Vous semble-t-il croyable et vrai qu’après une convention semblable, ces gens grossiers et de basse extraction aient envahi l’empire romain, que la nature humaine ait dépouillé l’amour naturel qu’elle a de la vie pour se résigner sans sujet a une mort volontaire ? Pourriez-vous présumer que les disciples de notre Sauveur, bien qu’ils n’aient rien vu d’extraordinaire dans les actions de Jésus, en soient venus cependant à ce point d’aveuglement d’inventer de concert tout ce qu’ils en ont publié, et d’être prêts à mourir pour confirmer toutes les prétendues sentences qu’ils lui ont prêtées. Que dire ? Qu’ils ignoraient les supplices ou les exposerait leur témoignage rendu au nom de Jésus, et que c’est ainsi qu’ils allaient le confesser généreusement ? Mais il n’est pas présumable qu’ils ignorassent tous les maux qui les attendaient ces hommes qui allaient renverser les dieux des Romains, des Grecs et des Barbares. Leur histoire ne dit-elle pas clairement qu’après la mort de leur maître, quelques-uns de leurs ennemis se saisirent d’eux, les jetèrent en prison, et ne leur en ouvrirent les portes qu’en leur défendant de parler au nom de Jésus ? Lorsqu’ils apprirent que, malgré leur défense, ces hommes intrépides proclamaient devant tout le peuple la divinité de Jésus, ils les frappèrent de verges pour la doctrine qu’ils prêchaient. C’est alors que Pierre s’écria qu’il valait mieux obéir à Dieu qu’aux hommes (Act., V, 29). La générosité qu’Etienne déploya devant la multitude, le fit lapider ; et alors il s’éleva une furieuse persécution contre ceux qui prêchaient le nom de Jésus. Plus tard, Hérode, roi de Judée, fit décapiter Jacques, frère de Jean, jeta Pierre dans les chaînes, ainsi que le racontent les Actes des apôtres. Et néanmoins, tous les disciples persévérèrent dans la foi de Jésus, se répandirent encore davantage en annonçant le Christ et les œuvres de sa puissance. L’un d’entre eux, Jacques, frère du Seigneur, que le peuple de Jérusalem surnomma le Juste pour sa vertu, interrogé par les princes des prêtres et les docteurs de la loi sur ce qu’il pensait du Christ, répondit qu’il le tenait pour le fils de Dieu, et fut aussitôt lapidé. A Rome, Pierre est crucifié, la tête en bas ; Paul est décapité, et Jean est envoyé en exil à Pathmos. Et cependant, aucun des disciples n’abandonne l’entreprise commune ; tous appellent de leurs vœux une semblable récompense de leur piété, et ils publient avec plus de courage encore le nom de Jésus et ses merveilles.

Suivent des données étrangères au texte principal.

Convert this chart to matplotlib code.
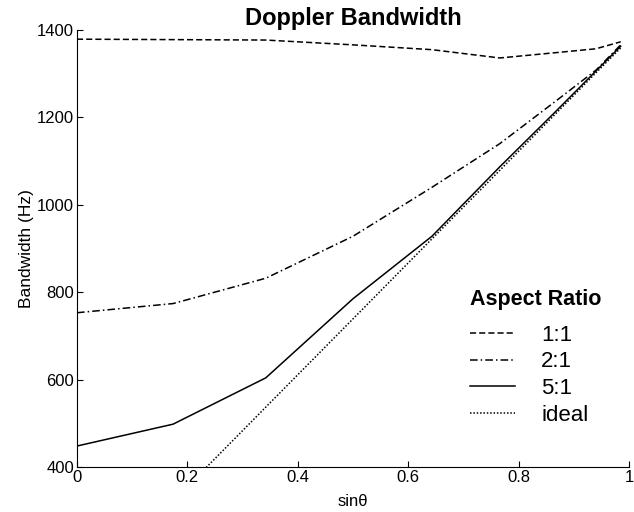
import matplotlib
matplotlib.use("Agg")
import matplotlib.pyplot as plt

plt.rcParams['font.family'] = ['Liberation Sans', 'DejaVu Sans']

sin_theta = [0.0, 0.174, 0.342, 0.5, 0.643, 0.766, 0.866, 0.940, 0.985]
bw_1_1 = [1379, 1378, 1377, 1366, 1355, 1336, 1348, 1357, 1373]
bw_2_1 = [753, 774, 832, 928, 1040, 1140, 1236, 1308, 1366]
bw_5_1 = [448, 498, 604, 785, 928, 1087, 1212, 1306, 1363]
bw_ideal = [99, 322, 537, 739, 922, 1079, 1207, 1302, 1359]

series_labels = ["1:1", "2:1", "5:1", "ideal"]
xticks = [0, 0.2, 0.4, 0.6, 0.8, 1]
xtick_labels = ["0", "0.2", "0.4", "0.6", "0.8", "1"]
yticks = [400, 600, 800, 1000, 1200, 1400]

fig = plt.figure(figsize=(6.34, 5.12), dpi=100)
ax = fig.add_axes([77/634, 1 - 467/512, (629 - 77)/634, (467 - 30)/512])

ax.plot(sin_theta, bw_1_1, color='black', lw=1.1, dashes=(4, 2), label=series_labels[0])
ax.plot(sin_theta, bw_2_1, color='black', lw=1.1, dashes=(5, 2, 1, 2), label=series_labels[1])
ax.plot(sin_theta, bw_5_1, color='black', lw=1.1, linestyle='-', label=series_labels[2])
ax.plot(sin_theta, bw_ideal, color='black', lw=1.1, dashes=(1, 1.2), label=series_labels[3])

ax.set_xlim(0, 1)
ax.set_ylim(400, 1400)
ax.set_xticks(xticks)
ax.set_xticklabels(xtick_labels)
ax.set_yticks(yticks)
ax.tick_params(direction='in', length=4, labelsize=12, width=0.8, pad=2)
for s in ['top', 'right']:
    ax.spines[s].set_visible(False)

ax.set_title("Doppler Bandwidth", fontsize=17, fontweight='bold', pad=1)
ax.set_xlabel("sin\u03b8", fontsize=12, labelpad=7)
ax.set_ylabel("Bandwidth (Hz)", fontsize=12.5, labelpad=2)

ax.text((470 - 77) / 552, (467 - 300) / 437, "Aspect Ratio", transform=ax.transAxes,
        fontsize=15.5, fontweight='bold', ha='left', va='center')

leg = ax.legend(loc='upper left', bbox_to_anchor=(0.684, 0.3615), frameon=False,
                fontsize=16, handlelength=2.0, handletextpad=1.2, labelspacing=0.26,
                borderpad=0.2)

fig.savefig("out.png", dpi=100)
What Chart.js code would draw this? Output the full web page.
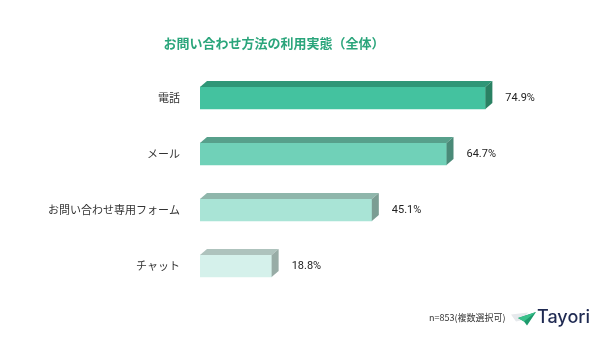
<!DOCTYPE html>
<html lang="ja">
<head>
<meta charset="utf-8">
<title>お問い合わせ方法の利用実態（全体）</title>
<script src="https://cdn.jsdelivr.net/npm/chart.js@4/dist/chart.umd.min.js"></script>
<style>
  html, body { margin: 0; padding: 0; background: #ffffff; }
  #wrap { position: relative; width: 600px; height: 350px; }
</style>
</head>
<body>
<div id="wrap"><canvas id="chart" width="600" height="350"></canvas></div>
<script>
// Survey: which contact channels are used (multiple answers allowed)
const categories = ['電話', 'メール', 'お問い合わせ専用フォーム', 'チャット'];
const shares = [74.9, 64.7, 45.1, 18.8];
const chartTitle = 'お問い合わせ方法の利用実態（全体）';
const sampleNote = 'n=853(複数選択可)';
const brandName = 'Tayori';

// Face colours for each bar: front, top, side
const frontColors = ['#44c29f', '#70d1b8', '#a9e4d6', '#d5f1eb'];
const topColors   = ['#2f9677', '#57a08b', '#8fb6ab', '#aec3bd'];
const sideColors  = ['#2a8163', '#4a8a78', '#7b9d93', '#98aca6'];

const JP_FONT = "'Noto Sans CJK JP', 'Noto Sans', sans-serif";
const NUM_FONT = "Roboto, 'Noto Sans CJK JP', sans-serif";

// Extrudes each horizontal bar into a box and writes its value to the right
const boxBars = {
  id: 'boxBars',
  afterDatasetsDraw(chart) {
    const ctx = chart.ctx;
    const meta = chart.getDatasetMeta(0);
    const dx = 7, dy = 6;
    meta.data.forEach((bar, i) => {
      const p = bar.getProps(['x', 'y', 'base', 'height'], true);
      const top = p.y - p.height / 2;
      const bottom = p.y + p.height / 2;
      ctx.save();
      // top face
      ctx.fillStyle = topColors[i];
      ctx.beginPath();
      ctx.moveTo(p.base, top);
      ctx.lineTo(p.base + dx, top - dy);
      ctx.lineTo(p.x + dx, top - dy);
      ctx.lineTo(p.x, top);
      ctx.closePath();
      ctx.fill();
      // side face
      ctx.fillStyle = sideColors[i];
      ctx.beginPath();
      ctx.moveTo(p.x, top);
      ctx.lineTo(p.x + dx, top - dy);
      ctx.lineTo(p.x + dx, bottom - dy);
      ctx.lineTo(p.x, bottom);
      ctx.closePath();
      ctx.fill();
      // value label
      ctx.fillStyle = '#222222';
      ctx.font = '11px ' + NUM_FONT;
      ctx.textAlign = 'left';
      ctx.textBaseline = 'middle';
      const v = chart.data.datasets[0].data[i];
      ctx.fillText(v.toFixed(1) + '%', p.x + 20, p.y);
      ctx.restore();
    });
  }
};

// Heading, sample note and brand mark
const decorations = {
  id: 'decorations',
  afterDraw(chart) {
    const ctx = chart.ctx;
    ctx.save();
    ctx.fillStyle = '#2aa57b';
    ctx.font = 'bold 13px ' + JP_FONT;
    ctx.textAlign = 'center';
    ctx.textBaseline = 'middle';
    ctx.fillText(chartTitle, 274, 43);

    ctx.fillStyle = '#333333';
    ctx.font = '9px ' + JP_FONT;
    ctx.textAlign = 'left';
    ctx.fillText(sampleNote, 429, 318);

    // paper-plane mark
    ctx.fillStyle = '#e6e9ec';
    ctx.beginPath();
    ctx.moveTo(511, 314.5);
    ctx.lineTo(528, 312.5);
    ctx.lineTo(523, 320);
    ctx.lineTo(516, 321.5);
    ctx.closePath();
    ctx.fill();
    ctx.fillStyle = '#1e9a6c';
    ctx.beginPath();
    ctx.moveTo(518, 318);
    ctx.lineTo(536, 312);
    ctx.lineTo(527, 325.5);
    ctx.lineTo(524, 321.5);
    ctx.closePath();
    ctx.fill();
    ctx.fillStyle = '#39c08a';
    ctx.beginPath();
    ctx.moveTo(518, 318);
    ctx.lineTo(536, 312);
    ctx.lineTo(524, 321.5);
    ctx.closePath();
    ctx.fill();

    ctx.fillStyle = '#1f2a52';
    ctx.font = '500 18px ' + "Inter, Roboto, sans-serif";
    ctx.textBaseline = 'middle';
    ctx.fillText(brandName, 537, 318);
    ctx.restore();
  }
};

new Chart(document.getElementById('chart'), {
  type: 'bar',
  data: {
    labels: categories,
    datasets: [{
      data: shares,
      backgroundColor: frontColors,
      borderWidth: 0,
      barThickness: 22
    }]
  },
  options: {
    indexAxis: 'y',
    responsive: false,
    animation: false,
    events: [],
    layout: { padding: { top: 70, bottom: 56, left: 0, right: 19 } },
    plugins: {
      legend: { display: false },
      title: { display: false },
      tooltip: { enabled: false }
    },
    scales: {
      x: {
        display: false,
        min: 0,
        max: 100
      },
      y: {
        afterFit(scale) { scale.width = 200; },
        grid: { display: false, drawTicks: false },
        border: { display: false },
        ticks: {
          padding: 20,
          color: '#333333',
          font: { size: 11, family: JP_FONT }
        }
      }
    }
  },
  plugins: [boxBars, decorations]
});
</script>
</body>
</html>
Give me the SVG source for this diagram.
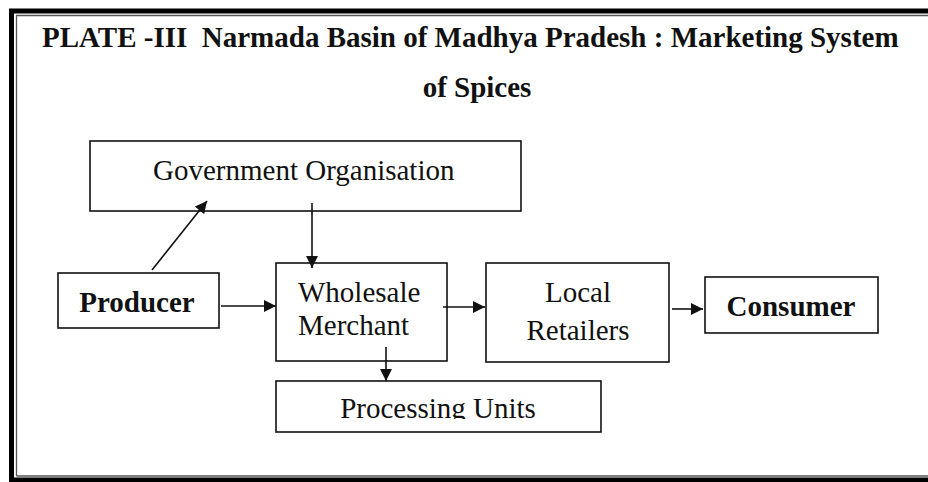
<svg xmlns="http://www.w3.org/2000/svg" width="928" height="482" viewBox="0 0 928 482">
<style>
  .box { fill: #fff; stroke: #111; stroke-width: 1.6; }
  .t { font-family: "Liberation Serif", "Times New Roman", serif; font-size: 29px; fill: #111; }
  .b { font-weight: bold; }
  .c { stroke: #111; stroke-width: 1.6; fill: none; }
</style>
<defs>
  <marker id="ah" viewBox="0 0 12 12" refX="12" refY="6" markerWidth="12" markerHeight="12" markerUnits="userSpaceOnUse" orient="auto">
    <path d="M0,0 L12,6 L0,12 Z" fill="#111"/>
  </marker>
  <clipPath id="pclip"><rect x="276" y="381" width="326" height="38"/></clipPath>
</defs>
<rect x="0" y="0" width="928" height="482" fill="#fff"/>
<g id="frame">
  <path d="M11.5,482 V11 H928" fill="none" stroke="#000" stroke-width="5"/>
  <path d="M9,480 H928" fill="none" stroke="#000" stroke-width="5"/>
  <path d="M16.5,476 V15.5 H928 M16.5,476 H928" fill="none" stroke="#555" stroke-width="1.3"/>
</g>
<g id="title">
  <text class="t b" x="42" y="46.5" font-size="29.4" xml:space="preserve">PLATE -III  Narmada Basin of Madhya Pradesh : Marketing System</text>
  <text class="t b" x="477" y="97" text-anchor="middle" font-size="29.4">of Spices</text>
</g>
<g id="government">
  <rect class="box" x="90" y="141" width="431" height="70"/>
  <text class="t" x="153" y="180">Government Organisation</text>
</g>
<g id="producer">
  <rect class="box" x="58" y="273" width="161" height="55"/>
  <text class="t b" x="137" y="312" text-anchor="middle">Producer</text>
</g>
<g id="wholesale">
  <rect class="box" x="276" y="263" width="171" height="98"/>
  <text class="t" x="298" y="302">Wholesale</text>
  <text class="t" x="298" y="335">Merchant</text>
</g>
<g id="local">
  <rect class="box" x="486" y="263" width="183" height="99"/>
  <text class="t" x="578" y="302" text-anchor="middle">Local</text>
  <text class="t" x="578" y="340" text-anchor="middle">Retailers</text>
</g>
<g id="consumer">
  <rect class="box" x="705" y="277" width="173" height="56"/>
  <text class="t b" x="791" y="316" text-anchor="middle">Consumer</text>
</g>
<g id="processing">
  <rect class="box" x="276" y="381" width="325" height="51"/>
  <text class="t" x="438" y="418" text-anchor="middle" clip-path="url(#pclip)">Processing Units</text>
</g>
<g id="connectors">
  <line class="c" x1="152" y1="270" x2="207" y2="201" marker-end="url(#ah)"/>
  <line class="c" x1="312" y1="203" x2="312" y2="268" marker-end="url(#ah)"/>
  <line class="c" x1="221" y1="306" x2="276" y2="306" marker-end="url(#ah)"/>
  <line class="c" x1="443" y1="307" x2="485" y2="307" marker-end="url(#ah)"/>
  <line class="c" x1="672" y1="309" x2="703" y2="309" marker-end="url(#ah)"/>
  <line class="c" x1="386" y1="347" x2="386" y2="381" marker-end="url(#ah)"/>
</g>
</svg>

Si donc cette doctrine n’était qu’un tissu d’impostures, n’est-il pas admirable qu’une si grande multitude ait gardé un tel concert dans le mensonge jusqu’à la mort, et que nul d’entre eux, pour éviter des supplices semblables à ceux de ses collègues, ne soit sorti de la société, ne se soit levé contre les autres disciples en révélant leurs impostures ? Bien plus, celui qui le trahit durant sa vie ne se fit-il pas aussitôt justice de ses propres mains ? Ne serait-ce pas le comble de la témérité pour des imposteurs de la lie du peuple, qui ne parlait et ne pouvaient comprendre que la langue de leur patrie, de former le dessein de parcourir l’univers ? et la réalisation de ce dessein ne serait-elle pas le plus grand des miracles ? Songez encore que jamais ils n’ont varié sur les actions de Jésus. Or, si dans les questions litigieuses, si devant les grands tribunaux ou dans les discussions entre les particuliers, le concert des témoins détruit tout doute (Deut., XIX, 15), car toute circonstance est garantie par le concert de deux ou trois témoins, comment mettre en question la vérité de ces mêmes actions qu’attestent douze apôtres, soixante et dix disciples choisis, sans compter une innombrable multitude d’hommes, qui tous gardent un concert admirable, qui protestent de la vérité des prodiges de Jésus, non pas sans essuyer d’assauts, mais au milieu des tourments, des outrages, et jusque dans les bras de la mort ? Comment en douter lorsque Dieu lui-même leur rend témoignage en prolongeant la force de leur témoignage jusqu’à ce jour et jusqu’au dernier moment du dernier des siècles.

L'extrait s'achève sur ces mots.